COVINGTON -- With Jackson Lake already recording the first boating fatality of the season, the Georgia Department of Natural Resources Enforcement Division is urging boaters to familiarize themselves with Georgia law for those on the water and to take safety rules seriously.

There were 118 boating accidents and 12 boating-related fatalities in 2012 in Georgia and conservation rangers made 180 boating under the influence arrests, according to DNR statistics released this week.

"Please be sure to review Georgia boating laws before getting out on the water, especially the new changes relative to driving a boat under the influence and life jacket use for children," said Col. Eddie Henderson, chief of law enforcement for the DNR. "Your attention to safety rules and alertness to other people on the water can save lives."

The DNR offers the following safety rules for boat and personal watercraft (PWC) operators:

-- Do not drink and operate a boat. Georgia law has changed to move the blood alcohol content level to .08 to match Georgia driving law.

-- Take a boating safety course. Visit www.goboatatgeorgia.com/boating/education for course listings.

-- Wear a life jacket. Children under 13 years of age are required by law to wear a life jacket while onboard a moving vessel, but it's recommended for everyone to wear a life jacket.

-- Don't overload your boat with people or equipment.
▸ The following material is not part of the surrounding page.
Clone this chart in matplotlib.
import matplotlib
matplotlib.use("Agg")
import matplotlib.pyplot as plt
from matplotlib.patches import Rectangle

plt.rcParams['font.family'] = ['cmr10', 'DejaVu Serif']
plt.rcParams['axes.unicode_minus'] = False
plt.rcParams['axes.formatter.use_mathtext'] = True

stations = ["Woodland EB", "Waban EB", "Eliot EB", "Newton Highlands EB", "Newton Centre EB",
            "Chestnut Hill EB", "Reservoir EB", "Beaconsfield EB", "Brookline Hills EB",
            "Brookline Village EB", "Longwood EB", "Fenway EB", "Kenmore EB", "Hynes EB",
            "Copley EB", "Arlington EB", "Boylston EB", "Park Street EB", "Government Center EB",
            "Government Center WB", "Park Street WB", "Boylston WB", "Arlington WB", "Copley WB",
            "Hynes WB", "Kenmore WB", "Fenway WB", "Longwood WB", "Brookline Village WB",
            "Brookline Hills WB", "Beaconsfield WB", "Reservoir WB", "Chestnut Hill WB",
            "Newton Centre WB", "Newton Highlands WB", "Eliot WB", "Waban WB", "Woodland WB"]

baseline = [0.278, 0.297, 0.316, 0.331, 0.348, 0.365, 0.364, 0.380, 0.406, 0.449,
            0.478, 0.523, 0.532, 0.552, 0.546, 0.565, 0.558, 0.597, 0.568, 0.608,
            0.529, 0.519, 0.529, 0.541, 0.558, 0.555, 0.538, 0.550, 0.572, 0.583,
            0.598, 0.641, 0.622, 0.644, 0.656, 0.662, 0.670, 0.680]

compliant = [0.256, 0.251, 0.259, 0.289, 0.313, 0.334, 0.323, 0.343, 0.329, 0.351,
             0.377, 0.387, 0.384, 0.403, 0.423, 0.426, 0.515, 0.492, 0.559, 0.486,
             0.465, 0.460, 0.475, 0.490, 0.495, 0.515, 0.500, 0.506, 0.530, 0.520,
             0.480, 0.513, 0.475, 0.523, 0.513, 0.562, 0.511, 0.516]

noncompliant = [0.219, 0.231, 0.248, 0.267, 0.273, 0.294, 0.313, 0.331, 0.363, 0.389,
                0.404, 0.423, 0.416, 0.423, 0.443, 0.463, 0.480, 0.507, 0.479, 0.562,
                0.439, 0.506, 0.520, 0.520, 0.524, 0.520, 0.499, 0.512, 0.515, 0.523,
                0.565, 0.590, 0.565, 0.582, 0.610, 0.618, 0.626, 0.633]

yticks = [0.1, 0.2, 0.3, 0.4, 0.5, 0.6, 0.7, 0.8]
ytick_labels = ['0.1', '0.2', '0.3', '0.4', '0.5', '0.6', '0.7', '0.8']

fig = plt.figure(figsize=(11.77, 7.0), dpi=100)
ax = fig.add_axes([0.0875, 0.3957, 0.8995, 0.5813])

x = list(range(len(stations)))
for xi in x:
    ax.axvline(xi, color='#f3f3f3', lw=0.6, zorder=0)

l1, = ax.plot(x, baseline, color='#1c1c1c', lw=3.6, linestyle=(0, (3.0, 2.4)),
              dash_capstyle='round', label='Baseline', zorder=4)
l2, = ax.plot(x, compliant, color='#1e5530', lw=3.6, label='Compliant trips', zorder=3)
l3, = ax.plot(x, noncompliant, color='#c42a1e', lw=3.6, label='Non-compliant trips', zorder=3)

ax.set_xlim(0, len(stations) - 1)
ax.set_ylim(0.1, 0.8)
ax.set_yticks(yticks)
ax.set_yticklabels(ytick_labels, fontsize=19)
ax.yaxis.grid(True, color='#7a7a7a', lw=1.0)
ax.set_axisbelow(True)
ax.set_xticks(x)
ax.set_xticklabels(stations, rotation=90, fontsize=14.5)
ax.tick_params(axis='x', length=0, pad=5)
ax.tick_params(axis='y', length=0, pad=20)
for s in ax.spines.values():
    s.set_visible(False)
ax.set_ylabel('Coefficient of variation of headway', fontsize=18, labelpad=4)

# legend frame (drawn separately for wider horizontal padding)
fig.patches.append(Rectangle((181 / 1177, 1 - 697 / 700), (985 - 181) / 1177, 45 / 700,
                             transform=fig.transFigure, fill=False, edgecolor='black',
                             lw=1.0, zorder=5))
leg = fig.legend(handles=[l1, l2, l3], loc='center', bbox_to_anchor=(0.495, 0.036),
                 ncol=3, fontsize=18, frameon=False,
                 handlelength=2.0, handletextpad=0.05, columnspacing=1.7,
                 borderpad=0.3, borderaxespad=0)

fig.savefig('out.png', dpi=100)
Check the capacity plate for the maximum weight or the maximum number of people the boat can safely carry.

-- Use navigation lights at all times when on the water at night. Check lights before it gets dark.

-- Watch your speed. The 100-foot law applies to all size vessels and prohibits operation at speeds greater than idle speed within 100 feet of any vessel, unless overtaking or meeting another vessel in compliance with the rules of the road.

PWC operators (those operating Jet Skis, Sea Doos, etc.) also should be aware of these additional safety rules:

-- Do not jump the wake of another boat.

-- Pay attention to your surroundings and make sure you stay well clear of other vessels.

-- Know Georgia's age requirements for PWC operation.

-- Make sure everyone who operates your PWC is aware of boating laws and how to safely operation a PWC. As the owner, you can be held responsible.